Though her family supported her by helping out in the shop, they remained skeptical in the early years.
“They didn’t think I was making enough money, and they’d say, ‘are you going to keep hanging in there?’ and I kept saying ‘there’ll be a brighter day tomorrow, you’ll see. It’ll grow, it’ll grow...’”
It took more than a decade for the store to grow into a true livelihood. Betty contributes her success to God, and a simple Biblical truth.
“My mission statement has always been to provide people with the best quality instrument at a reasonable price and to apply the Golden Rule — treat people like you’d like to be treated,” she said.
Until 15 years ago, Betty herself taught piano lessons.
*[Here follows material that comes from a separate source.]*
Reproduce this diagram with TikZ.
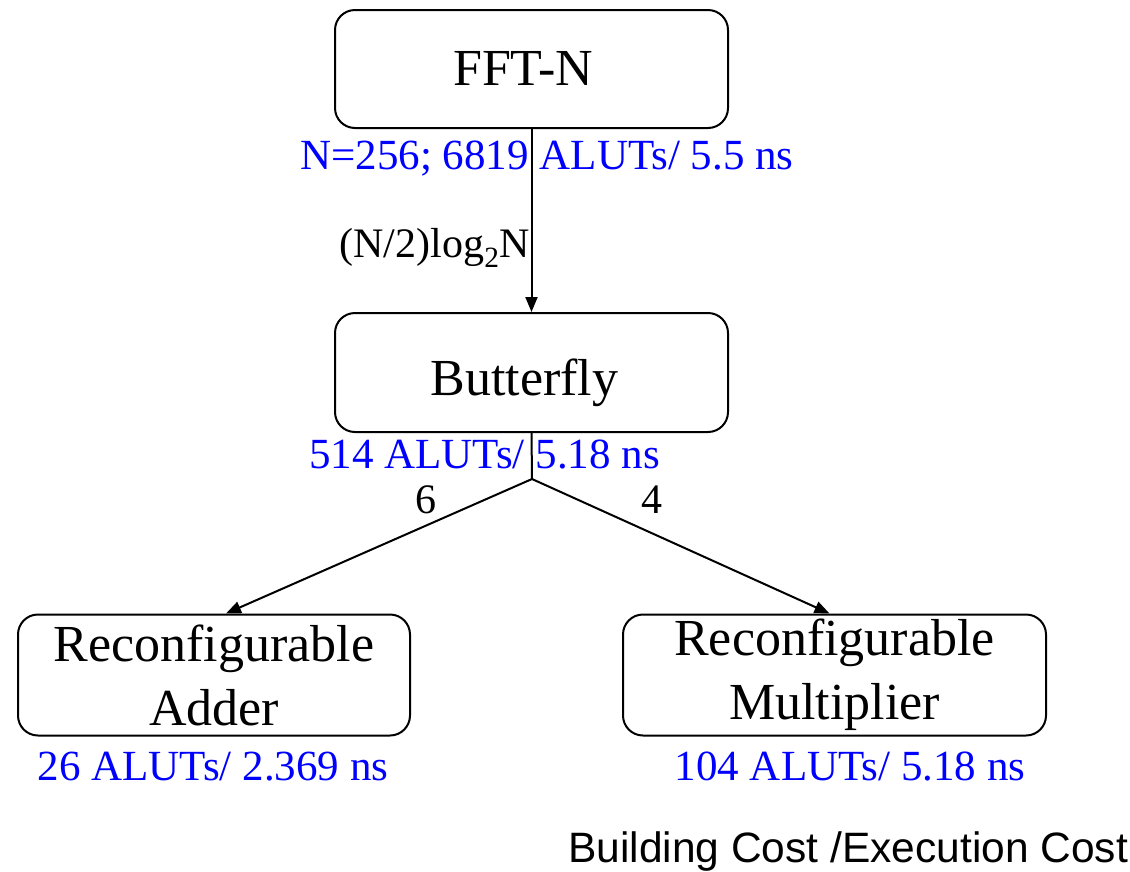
\documentclass[tikz,border=0pt]{standalone}
\usepackage{fontspec}
\setmainfont{Liberation Serif}
\newfontfamily\labelsans{Liberation Sans}
\usetikzlibrary{arrows.meta}

\tikzset{
  blockbox/.style={draw, line width=2pt, rounded corners=20pt, align=center,
    inner sep=0pt, font=\fontsize{52}{64}\selectfont},
  blocktext/.style={anchor=base, inner sep=0pt, font=\fontsize{52}{64}\selectfont},
  costtext/.style={text=blue, anchor=base, inner sep=0pt, font=\fontsize{43}{50}\selectfont},
  edgetext/.style={anchor=base, inner sep=0pt, font=\fontsize{42}{50}\selectfont},
  link/.style={line width=2pt},
  arr/.style={line width=2pt, -{Triangle[length=15pt, width=12pt]}}
}

\begin{document}
\begin{tikzpicture}[x=1pt, y=-1pt]
  \useasboundingbox (0,0) rectangle (1130,871);

  % blocks
  \node[blockbox, minimum width=393pt, minimum height=118pt] (fft) at (531.5,69) {};
  \node[blocktext] (ffttext) at (523,85) {FFT-N};
  \node[blockbox, minimum width=393pt, minimum height=119pt] (bfly) at (531.5,372.5) {};
  \node[blocktext] (bflytext) at (524.5,395) {Butterfly};
  \node[blockbox, minimum width=392pt, minimum height=121pt] (adder) at (214,675) {Reconfigurable\\Adder};
  \node[blockbox, minimum width=423pt, minimum height=121pt] (mult) at (834.5,675) {Reconfigurable\\Multiplier};

  % connectors
  \coordinate (split) at (532,479);
  \draw[arr] (fft.south) -- (bfly.north);
  \draw[link] (bfly.south) -- (split);
  \draw[arr] (split) -- ([xshift=12pt]adder.north);
  \draw[arr] (split) -- ([xshift=-5pt]mult.north);

  % cost annotations
  \node[costtext] (fftcost) at (547,169) {N=256; 6819 ALUTs/ 5.5 ns};
  \node[costtext] (bflycost) at (484.5,468) {514 ALUTs/ 5.18 ns};
  \node[costtext] (addcost) at (213,780) {26 ALUTs/ 2.369 ns};
  \node[costtext] (multcost) at (850,780) {104 ALUTs/ 5.18 ns};

  % edge multiplicities
  \node[edgetext, anchor=base east] (nfly) at (530,257) {(N/2)log\textsubscript{2}N};
  \node[edgetext] (nadd) at (426,513) {6};
  \node[edgetext] (nmult) at (652,513) {4};

  % legend
  \node[anchor=base west, inner sep=0pt, font=\labelsans\fontsize{42.5}{50}\selectfont] (legend) at (568,862) {Building Cost /Execution Cost};
\end{tikzpicture}
\end{document}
Today, she has two piano instructors and one guitar teacher, freeing Betty up to handle the day to day operations of her business.
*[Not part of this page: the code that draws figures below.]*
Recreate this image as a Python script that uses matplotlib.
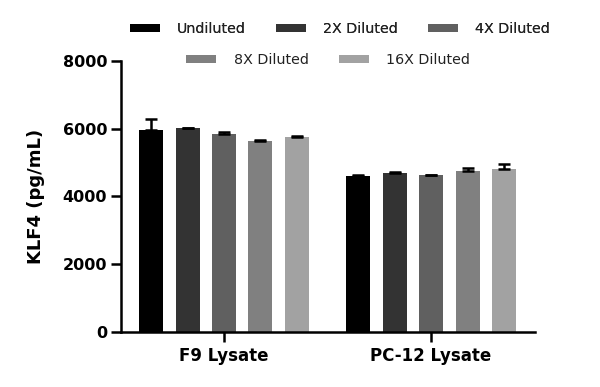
import numpy as np
import matplotlib
matplotlib.use('Agg')
import matplotlib.pyplot as plt
from matplotlib.patches import Patch

# Datos
grupos = ['F9 Lysate', 'PC-12 Lysate']
series = ['Undiluted', '2X Diluted', '4X Diluted', '8X Diluted', '16X Diluted']
colores = ['#000000', '#333333', '#606060', '#808080', '#a2a2a2']
medias = [
    [5970, 4590],   # Undiluted
    [6020, 4685],   # 2X
    [5850, 4645],   # 4X
    [5620, 4735],   # 8X
    [5755, 4815],   # 16X
]
errores = [
    [320, 30],
    [0, 36],
    [58, 0],
    [30, 88],
    [38, 147],
]

plt.rcParams['font.family'] = ['DejaVu Sans']

fig = plt.figure(figsize=(6, 3.87), dpi=100)
ax = fig.add_axes([0.2017, 0.142, 0.69, 0.701])

x = np.arange(len(grupos))
paso = 0.176
ancho = 0.116
for i, (nombre, color) in enumerate(zip(series, colores)):
    pos = x + (i - 2) * paso
    ax.bar(pos, medias[i], width=ancho, color=color, zorder=2)
    ax.errorbar(pos, medias[i], yerr=[np.zeros(len(grupos)), errores[i]],
                fmt='none', ecolor='black', elinewidth=1.8, capsize=4.5,
                capthick=1.8, zorder=3)

ax.set_xlim(-0.4976, 1.502)
ax.set_ylim(0, 8000)
ax.set_yticks([0, 2000, 4000, 6000, 8000])
ax.set_xticks(x)
ax.set_xticklabels(grupos, fontsize=12, fontweight='bold')
ax.set_ylabel('KLF4 (pg/mL)', fontsize=13, fontweight='bold', labelpad=13)
for lab in ax.get_yticklabels():
    lab.set_fontsize(11.5)
    lab.set_fontweight('bold')
for s in ['top', 'right']:
    ax.spines[s].set_visible(False)
for s in ['left', 'bottom']:
    ax.spines[s].set_linewidth(1.8)
ax.tick_params(axis='y', width=1.8, length=7, pad=3)
ax.tick_params(axis='x', width=1.8, length=7, pad=4)

# Leyenda en dos filas centradas
manijas = [Patch(facecolor=c, edgecolor='none') for c in colores]
kw = dict(frameon=False, fontsize=10.3, handlelength=2.1, handleheight=0.5,
          handletextpad=1.2, columnspacing=2.1, borderaxespad=0,
          borderpad=0, labelcolor='#222222')
fila1 = fig.legend(manijas[:3], series[:3], ncol=3, loc='center',
                   bbox_to_anchor=(340 / 600, 1 - 29 / 387), **kw)
fig.legend(manijas[3:], series[3:], ncol=2, loc='center',
           bbox_to_anchor=(328 / 600, 1 - 60 / 387), **kw)
fig.add_artist(fila1)

plt.savefig('out.png', dpi=100)
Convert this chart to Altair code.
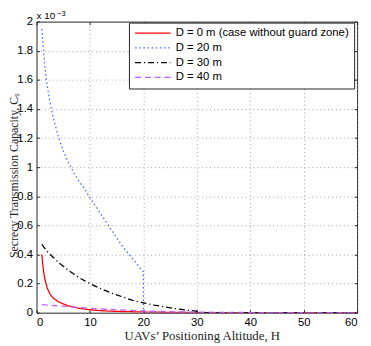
import altair as alt
import pandas as pd

# ---- data (capacity values in units of 1e-3) ----
names = ["D = 0 m (case without guard zone)", "D = 20 m", "D = 30 m", "D = 40 m"]
colors = ["#ff0000", "#4a6cff", "#000000", "#c35cff"]
dashes = [[1, 0], [1.6, 2.6], [6, 3, 1.2, 3], [6, 4]]

H_D0 = [1, 1.2, 1.5, 2, 2.5, 3, 4, 5, 6, 8, 10, 12, 15, 20, 25, 30, 35, 60]
C_D0 = [0.40, 0.32, 0.24, 0.17, 0.13, 0.105, 0.077, 0.06, 0.047, 0.03, 0.02,
        0.014, 0.009, 0.005, 0.002, 0.001, 0, 0]

H_D20 = [1, 1.25, 1.5, 1.75, 2, 2.5, 3, 4, 5, 6, 7, 8, 9, 10, 12, 14, 16, 18,
         20, 20, 60]
C_D20 = [1.95, 1.83, 1.72, 1.63, 1.56, 1.45, 1.36, 1.22, 1.11, 1.03, 0.96,
         0.90, 0.85, 0.79, 0.68, 0.57, 0.46, 0.37, 0.28, 0, 0]

H_D30 = [1, 2, 3, 4, 5, 6, 8, 10, 12, 14, 16, 18, 20, 22, 24, 26, 28, 30, 30,
         60]
C_D30 = [0.47, 0.42, 0.385, 0.35, 0.32, 0.29, 0.24, 0.20, 0.165, 0.135, 0.11,
         0.085, 0.068, 0.052, 0.04, 0.028, 0.018, 0.01, 0, 0]

H_D40 = [1, 5, 10, 15, 20, 25, 30, 40, 50, 60]
C_D40 = [0.055, 0.045, 0.03, 0.02, 0.012, 0.007, 0.004, 0.001, 0, 0]

x_ticks = [0, 10, 20, 30, 40, 50, 60]
y_ticks = [0, 0.2, 0.4, 0.6, 0.8, 1.0, 1.2, 1.4, 1.6, 1.8, 2.0]

rows = []
for name, hs, cs in zip(names, [H_D0, H_D20, H_D30, H_D40],
                        [C_D0, C_D20, C_D30, C_D40]):
    for i, (h, c) in enumerate(zip(hs, cs)):
        rows.append({"H": h, "C": c, "series": name, "order": i})
df = pd.DataFrame(rows)

xscale = alt.Scale(domain=[0, 60], nice=False)
yscale = alt.Scale(domain=[0, 2], nice=False)

legend = alt.Legend(
    title=None, orient="none", legendX=94, legendY=1,
    symbolType="M-1,0H7", symbolSize=81, symbolStrokeWidth=1.3,
    labelFont="Liberation Sans", labelFontSize=11.5, labelColor="black",
    labelOffset=31, labelLimit=400, strokeColor="#222", fillColor="white",
    padding=5, rowPadding=2,
)

lines = alt.Chart(df).mark_line(strokeWidth=1.3, clip=True).encode(
    x=alt.X("H:Q", scale=xscale,
            axis=alt.Axis(values=x_ticks, title="UAVs’ Positioning Altitude, H",
                          titleFont="Liberation Serif", titleFontSize=13,
                          titleFontWeight="normal", titleColor="#222",
                          titleX=168, titleY=27, titleBaseline="alphabetic",
                          titleAlign="center",
                          labelFont="Liberation Sans", labelFontSize=11.5,
                          labelColor="black", labelPadding=4,
                          ticks=False, domain=False, grid=True,
                          gridDash=[1, 3], gridColor="#888", gridWidth=0.8)),
    y=alt.Y("C:Q", scale=yscale,
            axis=alt.Axis(values=y_ticks, format="~g",
                          title="Secrecy Transmission Capacity, Cₛ",
                          titleFont="Liberation Serif", titleFontSize=12,
                          titleFontWeight="normal", titleColor="#222",
                          titleX=-19, titleY=156, titleAngle=270,
                          titleBaseline="alphabetic", titleAlign="center",
                          labelFont="Liberation Sans", labelFontSize=11.5,
                          labelColor="black", labelPadding=4,
                          ticks=False, domain=False, grid=True,
                          gridDash=[1, 3], gridColor="#888", gridWidth=0.8)),
    color=alt.Color("series:N", scale=alt.Scale(domain=names, range=colors),
                    legend=legend),
    strokeDash=alt.StrokeDash("series:N",
                              scale=alt.Scale(domain=names, range=dashes),
                              legend=legend),
    order="order:Q",
)


def tick_axis(orient, values):
    return alt.Axis(orient=orient, values=values, labels=False, title=None,
                    ticks=True, tickSize=3, tickColor="#222", tickWidth=1,
                    offset=-3, domain=False, grid=False)


ticks_tr = alt.Chart(df).mark_line(strokeOpacity=0).encode(
    x=alt.X("H:Q", scale=xscale, axis=tick_axis("top", x_ticks)),
    y=alt.Y("C:Q", scale=yscale, axis=tick_axis("right", y_ticks)),
    detail="series:N",
)
ticks_bl = alt.Chart(df).mark_line(strokeOpacity=0).encode(
    x=alt.X("H:Q", scale=xscale, axis=tick_axis("bottom", x_ticks)),
    y=alt.Y("C:Q", scale=yscale, axis=tick_axis("left", y_ticks)),
    detail="series:N",
)

exp_base = alt.Chart(pd.DataFrame({"t": ["x 10"]})).mark_text(
    align="left", baseline="alphabetic", font="Liberation Sans", fontSize=10,
    color="black").encode(x=alt.value(0), y=alt.value(-3), text="t:N")
exp_sup = alt.Chart(pd.DataFrame({"t": ["−3"]})).mark_text(
    align="left", baseline="alphabetic", font="Liberation Sans", fontSize=7.5,
    color="black").encode(x=alt.value(21), y=alt.value(-5.5), text="t:N")

chart = alt.layer(lines, ticks_tr, ticks_bl, exp_base, exp_sup).resolve_scale(
    x="independent", y="independent"
).properties(
    width=326, height=296,
    autosize=alt.AutoSizeParams(type="none"),
    padding={"left": 29, "top": 11, "right": 6, "bottom": 31},
).configure_view(stroke="#222", strokeWidth=1)

chart.save("out.html", embed_options={"renderer": "svg", "actions": False})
As a member of the Downtown Merchants Association and an advocate for Main Street long before there was a revitalization program, over the years, Betty became an unofficial spokesperson for downtown.
When she opened in 1969, there were hardly any empty buildings on Main Street — today it’s a fight to bring businesses downtown.
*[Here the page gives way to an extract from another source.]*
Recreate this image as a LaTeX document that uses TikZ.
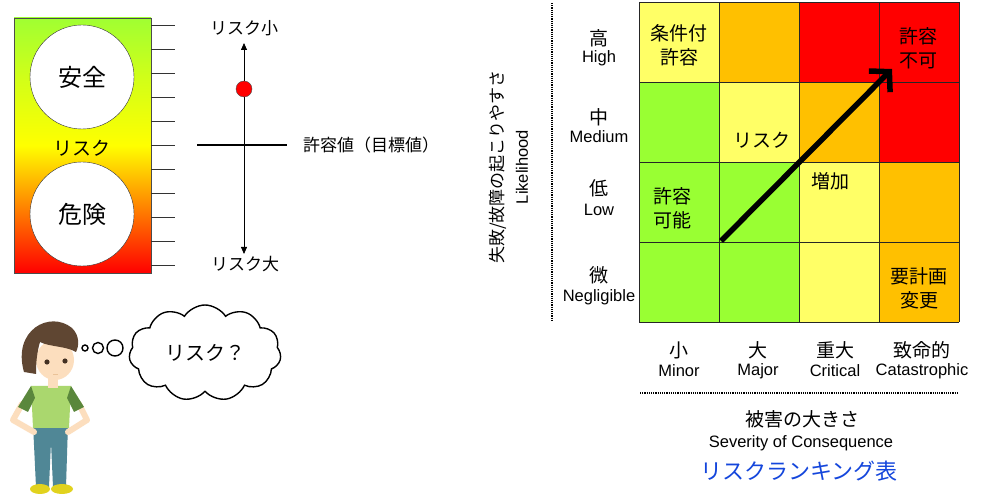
\documentclass[tikz,border=0pt]{standalone}
\usepackage{fontspec}
\setmainfont{Liberation Sans}
\newfontfamily\jp{Noto Sans CJK JP}
\usetikzlibrary{shapes.symbols,arrows.meta}

\definecolor{riskgreen}{RGB}{153,255,51}
\definecolor{risklow}{RGB}{255,255,102}
\definecolor{riskmid}{RGB}{255,192,0}
\definecolor{riskhigh}{RGB}{255,0,0}
\definecolor{bargreen}{RGB}{160,255,50}
\definecolor{titleblue}{RGB}{20,70,220}
\definecolor{skin}{RGB}{252,222,190}
\definecolor{hair}{RGB}{95,70,50}
\definecolor{shirt}{RGB}{170,215,110}
\definecolor{sleeve}{RGB}{90,135,60}
\definecolor{jeans}{RGB}{80,135,150}
\definecolor{shoe}{RGB}{225,210,30}

% green (safe) at the top, red (danger) at the bottom
\pgfdeclareverticalshading{riskbar}{100bp}{color(0bp)=(red); color(25bp)=(red); color(37.5bp)=(orange);
    color(50bp)=(yellow); color(62.5bp)=(yellow!55!bargreen); color(75bp)=(bargreen); color(100bp)=(bargreen)}

\begin{document}
\begin{tikzpicture}[x=1pt, y=-1pt,
    jplabel/.style={font=\jp\fontsize{19}{24}\selectfont, align=center, inner sep=0pt},
    enlabel/.style={font=\fontsize{16.5}{19}\selectfont, inner sep=0pt},
    sclabel/.style={font=\jp\fontsize{17}{20}\selectfont, inner sep=0pt},
    bigcircle/.style={circle, draw=black!80, fill=white, minimum size=104pt, font=\jp\fontsize{24}{28}\selectfont},
    gridline/.style={draw=black!85, line width=0.8pt},
    tick/.style={draw=black!80, line width=0.7pt},
    bubble/.style={circle, draw, line width=1.4pt, inner sep=0pt}
]
    \fill[white] (0,0) rectangle (989,494);
    \useasboundingbox (0,0) rectangle (989,494);

    % risk bar
    \shade[shading=riskbar] (14,18) rectangle (151,273);
    \draw[black!70, line width=0.8pt] (14,18) rectangle (151,273);
    \node[bigcircle] (safe) at (82,77) {安全};
    \node[bigcircle] (danger) at (82,214) {危険};
    \node[font=\jp\fontsize{19}{22}\selectfont] (barrisk) at (82,148) {リスク};
    \foreach \ty in {25,49,...,265}
        \draw[tick] (151,\ty) -- (175,\ty);

    % scale
    \node[sclabel] (small) at (244,28) {リスク小};
    \node[sclabel] (large) at (245,264) {リスク大};
    \coordinate (sctop) at (244,43);
    \coordinate (scbot) at (244,254);
    \draw[line width=0.8pt, {Triangle[length=7pt,width=6pt]}-{Triangle[length=7pt,width=6pt]}] (sctop) -- (scbot);
    \coordinate (tolL) at (197,145);
    \coordinate (tolR) at (287,145);
    \draw[line width=1.6pt] (tolL) -- (tolR);
    \node[sclabel, anchor=west] (target) at (303,145) {許容値（目標値）};
    \node[circle, fill=red, draw=black!70, minimum size=16pt, inner sep=0pt] (now) at (244,89) {};

    % boy
    \fill[jeans] (33,424) -- (68,424) -- (66,487) -- (53,487) -- (51,442) -- (49,487) -- (36,487) -- cycle;
    \fill[shoe] (40,489) ellipse (10pt and 5pt);
    \fill[shoe] (62,489) ellipse (11pt and 5pt);
    \draw[skin, line width=6pt, line cap=round, line join=round] (22,404) -- (13,420) -- (34,432);
    \draw[skin, line width=6pt, line cap=round, line join=round] (79,404) -- (87,420) -- (68,432);
    \fill[shirt] (31,386) -- (71,386) -- (69,428) -- (33,428) -- cycle;
    \fill[sleeve] (31,386) -- (18,407) -- (28,412) -- (35,398) -- cycle;
    \fill[sleeve] (71,386) -- (84,407) -- (74,412) -- (67,398) -- cycle;
    \fill[skin] (48,372) rectangle (58,388);
    \fill[skin] (55,360) ellipse (19pt and 20pt);
    \fill[hair] (24,372) .. controls (12,330) and (50,310) .. (72,328)
        .. controls (80,336) and (79,346) .. (76,352)
        .. controls (66,346) and (50,347) .. (40,342)
        .. controls (37,352) and (36,362) .. (36,374) -- cycle;
    \fill[hair!70!black] (47,362) circle (2.6pt);
    \fill[hair!70!black] (65,361) circle (2.6pt);
    \draw[skin!70!brown, line width=0.6pt] (53,374) -- (58,374);

    % thought
    \node[bubble, minimum size=6pt] (b1) at (85,348) {};
    \node[bubble, minimum size=11pt] (b2) at (98,348) {};
    \node[bubble, minimum size=16pt] (b3) at (115,348) {};
    \node[cloud, draw, line width=1.4pt, cloud puffs=11, cloud puff arc=115, aspect=1.6,
        minimum width=152pt, minimum height=96pt, font=\jp\fontsize{20}{24}\selectfont] (think) at (205,353) {リスク？};

    % likelihood axis
    \draw[densely dotted, line width=1.2pt] (552,3) -- (552,322);
    \node[sclabel, rotate=90] (likejp) at (498,167) {失敗/故障の起こりやすさ};
    \node[enlabel, rotate=90] (likeen) at (522,167) {Likelihood};
    \node[jplabel] (r1a) at (599,38) {高};
    \node[enlabel] (r1b) at (599,58) {High};
    \node[jplabel] (r2a) at (599,117) {中};
    \node[enlabel] (r2b) at (599,137) {Medium};
    \node[jplabel] (r3a) at (599,188) {低};
    \node[enlabel] (r3b) at (599,210) {Low};
    \node[jplabel] (r4a) at (599,275) {微};
    \node[enlabel] (r4b) at (599,297) {Negligible};

    % ranking matrix
    \foreach \r/\ca/\cb/\cc/\cd in {0/risklow/riskmid/riskhigh/riskhigh,
            1/riskgreen/risklow/riskmid/riskhigh,
            2/riskgreen/riskgreen/risklow/riskmid,
            3/riskgreen/riskgreen/risklow/riskmid} {
        \fill[\ca] (639,2+80*\r) rectangle ++(80,80);
        \fill[\cb] (719,2+80*\r) rectangle ++(80,80);
        \fill[\cc] (799,2+80*\r) rectangle ++(80,80);
        \fill[\cd] (879,2+80*\r) rectangle ++(80,80);
    }
    \foreach \k in {0,...,4} {
        \draw[gridline] (639+80*\k,2) -- ++(0,320);
        \draw[gridline] (639,2+80*\k) -- ++(320,0);
    }
    \node[jplabel] (cond) at (679,45) {条件付\\許容};
    \node[jplabel] (ng) at (918,48) {許容\\不可};
    \node[jplabel] (riskword) at (762,140) {リスク};
    \node[jplabel] (rise) at (830,181) {増加};
    \node[jplabel] (ok) at (672,208) {許容\\可能};
    \node[jplabel] (replan) at (919,288) {要計画\\変更};
    \coordinate (arrS) at (721,241);
    \coordinate (arrE) at (892,69);
    \draw[line width=5.5pt, -{Straight Barb[length=14pt,width=30pt]}] (arrS) -- (arrE);

    % severity axis
    \node[jplabel] (c1a) at (679,350) {小};
    \node[enlabel] (c1b) at (679,371) {Minor};
    \node[jplabel] (c2a) at (758,350) {大};
    \node[enlabel] (c2b) at (758,371) {Major};
    \node[jplabel] (c3a) at (835,350) {重大};
    \node[enlabel] (c3b) at (835,371) {Critical};
    \node[jplabel] (c4a) at (922,350) {致命的};
    \node[enlabel] (c4b) at (922,371) {Catastrophic};
    \draw[densely dotted, line width=1.2pt] (640,393) -- (958,393);
    \node[jplabel] (sevjp) at (802,419) {被害の大きさ};
    \node[enlabel] (seven) at (801,443) {Severity of Consequence};
    \node[font=\jp\fontsize{22}{26}\selectfont, text=titleblue] (title) at (799,471) {リスクランキング表};
\end{tikzpicture}
\end{document}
“It just started gradually and then it just kept going down hill from there, and then pretty soon there was not much retail left down here but Maxine (Maxine Von Gruenigen, owner of Maggie J’s) and I,” Betty said. “I know they tried to get me to move to the shopping center many times and I was not interested in that. I wanted to stay downtown. I wanted to be part of downtown and I’m glad I stayed... I love downtown, there’s something special about downtown.”
There’ll be something special downtown this weekend, when Betty holds her 40th anniversary celebration and Corbin Main Street sponsors Moonbow Nights, a downtown event Saturday featuring outdoor retail sales, a free shuttle to Cumberland Falls to see the moonbow, a mile run, cooking demonstrations and live music.
Betty’s 40th anniversary at Gibson’s Music starts earlier in the week, with a book signing by Corbin native and author Randall Baird from 1-5 p.m. Thursday through Saturday, piano and guitar performances Thursday and Friday, and a performance by master guitarist Ray Cummings from 11 a.m. to 4 p.m. Saturday. There will also be refreshments, sales and drawings for gifts provided by Betty’s music suppliers.
When asked if there’d be an even bigger celebration for her 50th anniversary, Betty gives a hearty laugh.
“Maybe,” she said, “if I’m still around.”